Surfactant micelles combined with ultrafiltration can partially, or sometimes nearly completely, separate various ionic and nonionic pollutants from water. To this end, the selectivity of aqueous micelles composed of either cetyltrimethylammonium (CTA+) bromide or cetylpyridinium (CP+) chloride toward many environmentally relevant anions (IO3-, F-, Cl-, HCO3-, NO2-, Br-, NO3-, H2PO4-, HPO42-, SO42-, and CrO42-) was investigated. Selectivity coefficients of CTA+ micelles (with respect to Br-) and CP+ micelle (with respect to Cl-) for these anions were evaluated using a simple thermodynamic ion exchange model.

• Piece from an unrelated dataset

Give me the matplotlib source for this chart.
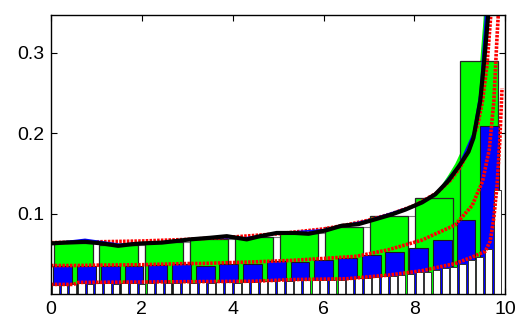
import numpy as np
from matplotlib import pyplot as plt

# histogram heights (fraction of samples per bin)
green_h = [0.063, 0.061, 0.065, 0.069, 0.071, 0.076, 0.084, 0.097, 0.120, 0.290]
blue_h = [0.035, 0.035, 0.035, 0.035, 0.036, 0.038, 0.035, 0.038, 0.037, 0.041,
          0.040, 0.042, 0.045, 0.049, 0.052, 0.057, 0.067, 0.092, 0.209]
white_h = [0.011, 0.011, 0.012, 0.014, 0.013, 0.014, 0.014, 0.013, 0.014, 0.014,
           0.013, 0.014, 0.015, 0.014, 0.014, 0.015, 0.014, 0.015, 0.014, 0.015,
           0.015, 0.014, 0.015, 0.015, 0.016, 0.016, 0.017, 0.016, 0.017, 0.017,
           0.018, 0.017, 0.018, 0.018, 0.019, 0.020, 0.020, 0.021, 0.022, 0.023,
           0.024, 0.025, 0.027, 0.028, 0.030, 0.032, 0.034, 0.037, 0.042, 0.046,
           0.056, 0.130]
data_max = 9.92

# empirical density (black) and companion line (blue)
black_x = [0, 0.3, 0.75, 1.12, 1.48, 1.78, 2.0, 2.44, 3.06, 3.5, 3.87, 4.31, 4.6, 4.97,
           5.37, 5.67, 6.04, 6.4, 6.77, 7.14, 7.5, 7.8, 8.17, 8.46, 8.75, 8.97, 9.19,
           9.3, 9.45, 9.55, 9.63, 9.7]
black_y = [0.063, 0.064, 0.065, 0.063, 0.060, 0.062, 0.063, 0.064, 0.068, 0.070, 0.072,
           0.068, 0.072, 0.076, 0.076, 0.075, 0.079, 0.085, 0.087, 0.093, 0.099, 0.105,
           0.114, 0.124, 0.141, 0.158, 0.177, 0.194, 0.240, 0.298, 0.350, 0.420]
blue_x = [0, 0.75, 1.5, 2.5, 3.5, 4.3, 5.0, 6.0, 7.0, 8.0, 8.5, 9.0, 9.3, 9.45, 9.55, 9.6]
blue_y = [0.063, 0.068, 0.062, 0.065, 0.070, 0.070, 0.076, 0.080, 0.092, 0.110, 0.126,
          0.162, 0.200, 0.250, 0.330, 0.380]

# green filled curve near the right end
fill_x = [8.42, 8.75, 8.9, 9.05, 9.2, 9.35, 9.45, 9.52, 9.58]
fill_y = [0.120, 0.148, 0.162, 0.180, 0.205, 0.240, 0.290, 0.340, 0.400]

# theoretical curves (red dotted) for the three bin widths
red1_x = [0, 1, 2, 3, 4, 5, 6, 6.5, 7, 7.5, 8, 8.5, 8.8, 9.0, 9.2, 9.4, 9.5, 9.6, 9.7, 9.8]
red1_y = [0.064, 0.065, 0.066, 0.068, 0.071, 0.075, 0.081, 0.086, 0.092, 0.100, 0.110,
          0.126, 0.142, 0.157, 0.178, 0.212, 0.240, 0.285, 0.360, 0.500]
red2_x = [0, 0.5, 1, 2, 3, 3.3, 4.46, 5.34, 6.2, 6.73, 7.42, 8.16, 8.9, 9.27, 9.5, 9.65,
          9.75, 9.82, 9.86, 9.93]
red2_y = [0.0355, 0.0355, 0.036, 0.0365, 0.038, 0.038, 0.040, 0.042, 0.045, 0.047, 0.055,
          0.067, 0.086, 0.110, 0.140, 0.180, 0.240, 0.320, 0.360, 0.500]
red3_x = [0, 0.5, 0.6, 2, 3.3, 4.5, 5.3, 6.5, 6.7, 7.42, 8.16, 8.9, 9.27, 9.56, 9.67,
          9.75, 9.82, 9.88, 9.93]
red3_y = [0.012, 0.012, 0.0145, 0.015, 0.0155, 0.016, 0.018, 0.019, 0.020, 0.0235, 0.029,
          0.038, 0.046, 0.053, 0.066, 0.095, 0.135, 0.190, 0.256]


def centers(n):
    e = np.linspace(0, data_max, n + 1)
    return (e[:-1] + e[1:]) / 2, e[1] - e[0]


fig = plt.figure(figsize=(5.15, 3.2), dpi=100)
ax = fig.add_axes([0.099, 0.081, 0.882, 0.872])

gc, gw = centers(len(green_h))
bc, bw = centers(len(blue_h))
wc, ww = centers(len(white_h))

ax.bar(gc[:-1] + 0.095, green_h[:-1], width=gw, color='white', edgecolor='0.5',
       linewidth=0.8, zorder=1)
ax.fill_between(fill_x, 0, fill_y, color='#00ff00', linewidth=0, zorder=1.5)
ax.bar(gc, green_h, width=0.84, color='#00ff00', edgecolor='0.15', linewidth=0.9, zorder=2)
ax.bar(bc, blue_h, width=0.8 * bw, color='#0000ff', edgecolor='0.1', linewidth=0.8, zorder=3)
ax.bar(wc, white_h, width=0.8 * ww, color='white', edgecolor='0.2', linewidth=0.7, zorder=4)

dots = (0, (0.7, 0.35))
for rx, ry in [(red1_x, red1_y), (red2_x, red2_y), (red3_x, red3_y)]:
    ax.plot(rx, ry, color='red', linestyle=dots, linewidth=2.6, dash_capstyle='butt', zorder=5)
ax.plot(blue_x, blue_y, color='#0000ff', linewidth=1.2, zorder=5.5)
ax.plot(black_x, black_y, color='black', linewidth=3, zorder=6)

ax.set_xlim(0, 10)
ax.set_ylim(0, 0.347)
ax.set_xticks([0, 2, 4, 6, 8, 10])
ax.set_yticks([0.1, 0.2, 0.3])
ax.set_yticklabels(['0.1', '0.2', '0.3'])
ax.tick_params(direction='in', top=True, right=True, length=4, width=0.8,
               labelsize=14, pad=5)
for lab in ax.get_xticklabels() + ax.get_yticklabels():
    lab.set_family(['Liberation Sans', 'DejaVu Sans'])
for s in ax.spines.values():
    s.set_linewidth(1.0)
    s.set_zorder(10)

fig.savefig('out.png', dpi=100)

The sequence of anion affinity for the CTA+ micelles and for the CP+ micelles were the same, with decreasing affinity occurring in the order of: CrO42- > SO42- > HPO42- > NO3- > Br- > NO2- > Cl- > HCO3- > H2PO4- ≈ F-. From the associated component mass balance and ion exchange (i.e., mass action) equations, an overall speciation model was developed to predict the distribution of all anions between the aqueous and micellar pseudophase for complex ionic mixtures. Experimental results of both artificial and real surface waters were in good agreement to model predictions. Further, the results indicated that micelles combined with ultrafiltration may be a potential technology for nutrient and other pollutant removal from natural or effluent waters.